## SHORT EXERCISE
Leave out the pictures and copy everything else below exactly.

★ ★ ★ ★ ★ ★ ★

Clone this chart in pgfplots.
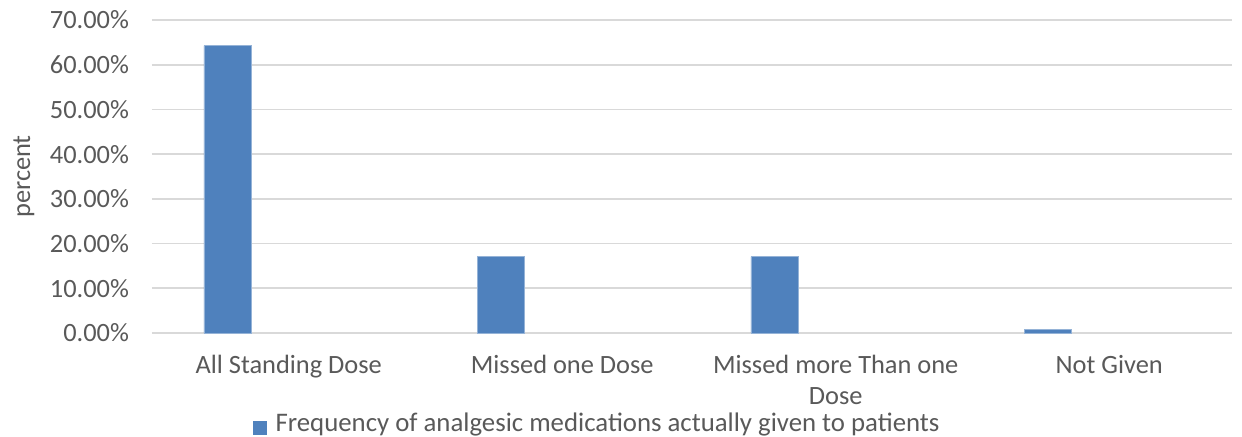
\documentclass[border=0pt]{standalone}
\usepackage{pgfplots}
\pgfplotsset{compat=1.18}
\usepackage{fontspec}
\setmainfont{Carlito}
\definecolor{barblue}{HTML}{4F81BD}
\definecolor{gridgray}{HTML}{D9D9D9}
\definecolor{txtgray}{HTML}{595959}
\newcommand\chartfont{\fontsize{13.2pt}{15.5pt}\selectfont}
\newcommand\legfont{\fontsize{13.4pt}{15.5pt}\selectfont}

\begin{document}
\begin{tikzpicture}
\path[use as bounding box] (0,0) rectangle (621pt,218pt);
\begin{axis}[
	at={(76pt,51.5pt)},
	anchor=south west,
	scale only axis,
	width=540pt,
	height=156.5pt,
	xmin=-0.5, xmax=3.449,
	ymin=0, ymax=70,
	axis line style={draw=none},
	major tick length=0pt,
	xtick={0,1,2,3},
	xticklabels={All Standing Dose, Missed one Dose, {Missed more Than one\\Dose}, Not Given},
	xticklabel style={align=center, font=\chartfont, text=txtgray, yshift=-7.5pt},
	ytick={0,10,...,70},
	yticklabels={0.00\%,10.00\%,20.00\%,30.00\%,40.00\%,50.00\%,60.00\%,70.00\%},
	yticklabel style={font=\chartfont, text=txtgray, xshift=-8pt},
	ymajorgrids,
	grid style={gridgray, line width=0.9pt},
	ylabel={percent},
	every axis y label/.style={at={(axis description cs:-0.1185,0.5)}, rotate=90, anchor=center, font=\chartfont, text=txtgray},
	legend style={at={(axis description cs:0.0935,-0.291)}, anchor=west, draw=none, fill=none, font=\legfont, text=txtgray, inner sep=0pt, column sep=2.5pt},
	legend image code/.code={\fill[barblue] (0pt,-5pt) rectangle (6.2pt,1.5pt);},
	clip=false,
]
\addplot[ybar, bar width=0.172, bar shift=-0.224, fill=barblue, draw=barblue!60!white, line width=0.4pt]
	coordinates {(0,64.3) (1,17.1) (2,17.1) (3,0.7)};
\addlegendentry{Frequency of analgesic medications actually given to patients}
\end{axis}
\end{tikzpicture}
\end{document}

★ ★ ★ ★ ★ ★ ★

## SOLUTION FOR THIS PROBLEM
Clone this chart in pgfplots.
\documentclass[border=0pt]{standalone}
\usepackage{pgfplots}
\pgfplotsset{compat=1.18}
\usepackage{fontspec}
\setmainfont{Carlito}
\definecolor{barblue}{HTML}{4F81BD}
\definecolor{gridgray}{HTML}{D9D9D9}
\definecolor{txtgray}{HTML}{595959}
\newcommand\chartfont{\fontsize{13.2pt}{15.5pt}\selectfont}
\newcommand\legfont{\fontsize{13.4pt}{15.5pt}\selectfont}

\begin{document}
\begin{tikzpicture}
\path[use as bounding box] (0,0) rectangle (621pt,218pt);
\begin{axis}[
	at={(76pt,51.5pt)},
	anchor=south west,
	scale only axis,
	width=540pt,
	height=156.5pt,
	xmin=-0.5, xmax=3.449,
	ymin=0, ymax=70,
	axis line style={draw=none},
	major tick length=0pt,
	xtick={0,1,2,3},
	xticklabels={All Standing Dose, Missed one Dose, {Missed more Than one\\Dose}, Not Given},
	xticklabel style={align=center, font=\chartfont, text=txtgray, yshift=-7.5pt},
	ytick={0,10,...,70},
	yticklabels={0.00\%,10.00\%,20.00\%,30.00\%,40.00\%,50.00\%,60.00\%,70.00\%},
	yticklabel style={font=\chartfont, text=txtgray, xshift=-8pt},
	ymajorgrids,
	grid style={gridgray, line width=0.9pt},
	ylabel={percent},
	every axis y label/.style={at={(axis description cs:-0.1185,0.5)}, rotate=90, anchor=center, font=\chartfont, text=txtgray},
	legend style={at={(axis description cs:0.0935,-0.291)}, anchor=west, draw=none, fill=none, font=\legfont, text=txtgray, inner sep=0pt, column sep=2.5pt},
	legend image code/.code={\fill[barblue] (0pt,-5pt) rectangle (6.2pt,1.5pt);},
	clip=false,
]
\addplot[ybar, bar width=0.172, bar shift=-0.224, fill=barblue, draw=barblue!60!white, line width=0.4pt]
	coordinates {(0,64.3) (1,17.1) (2,17.1) (3,0.7)};
\addlegendentry{Frequency of analgesic medications actually given to patients}
\end{axis}
\end{tikzpicture}
\end{document}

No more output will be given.